LINCOLN SQUARE — The fight over the No. 11 Lincoln Avenue bus rages on nearly two years after the Chicago Transit Authority eliminated the Western-to-Fullerton leg of the route.

The latest salvo in the ongoing battle: recently released results of a survey which show that the vast majority of the 2,500 respondents disagree with the CTA's position that the affected portion of the route is already served by the Brown Line.

More than 85 percent of respondents to the survey, conducted by the office of Ald. Ameya Pawar (47th), rejected the CTA's assertion that the Brown Line is an acceptable substitute for the bus.

Patty Wetli says the CTA isn't budging about bringing back the bus:

Another 72 percent of respondents said elimination of the bus route has affected how frequently they patronize businesses along Lincoln Avenue.

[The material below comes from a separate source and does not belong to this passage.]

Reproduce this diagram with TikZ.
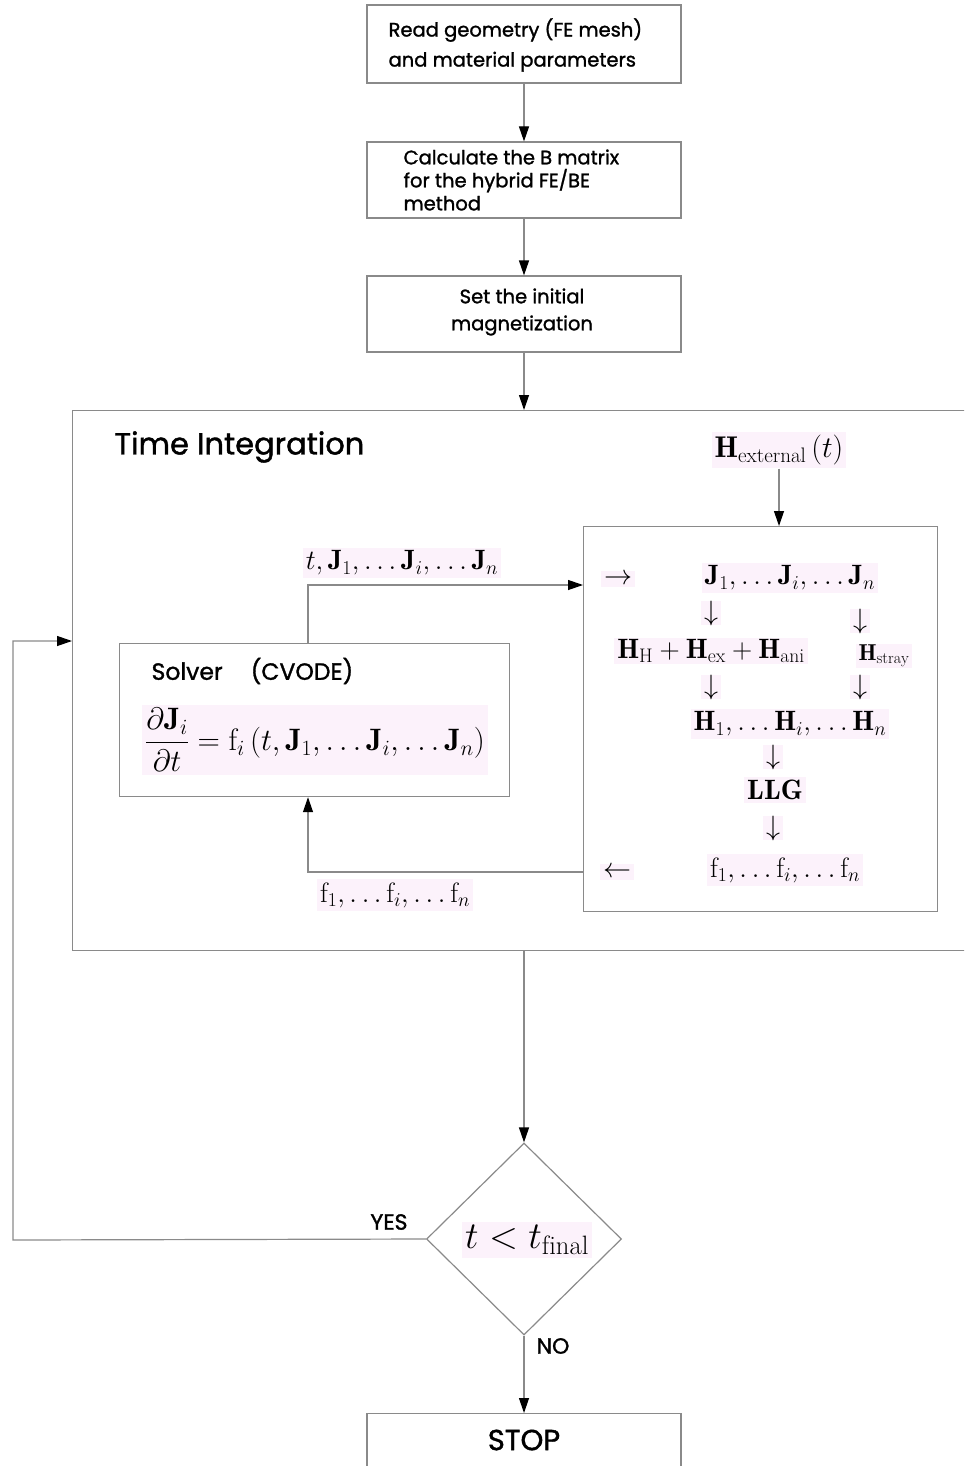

"The response is almost uniform — elimination of the bus has made it harder for them to get around the community," said Pawar, who has campaigned for the return of the route.

"As a city, we take three steps forward in terms of progressive public policies and then we make decisions that take us three steps back," the alderman said. "I'm a proponent of transit-oriented development, and then you remove the transit."

CTA spokesman Brian Steele said the agency has "no plans to make any additional changes to the bus service that is currently in place" and believes "the public is well served by the extensive rail and bus options nearby."

According to Steele, Brown Line stations from Western to Southport have experienced an average increase of nearly 7 percent in station entries since the bus route was cut.

"What's happened since late 2012, when the changes were put into place, is exactly what we predicted — riders found alternative transportation on the Brown Line," he said.

Furthermore, Steele questioned the survey's methodology.

"It's impossible to know how many unique individuals responded to it, since anyone could take the survey as many times as they wanted to," Steele said.

Pawar countered that the survey only accepted one IP address per household.

The alderman said he will continue his efforts to bring back the bus route.

"We're going to keep plugging away; we're not going to give up," said Pawar. "When you make a mistake, you admit it and you fix it. Just restore the bus service."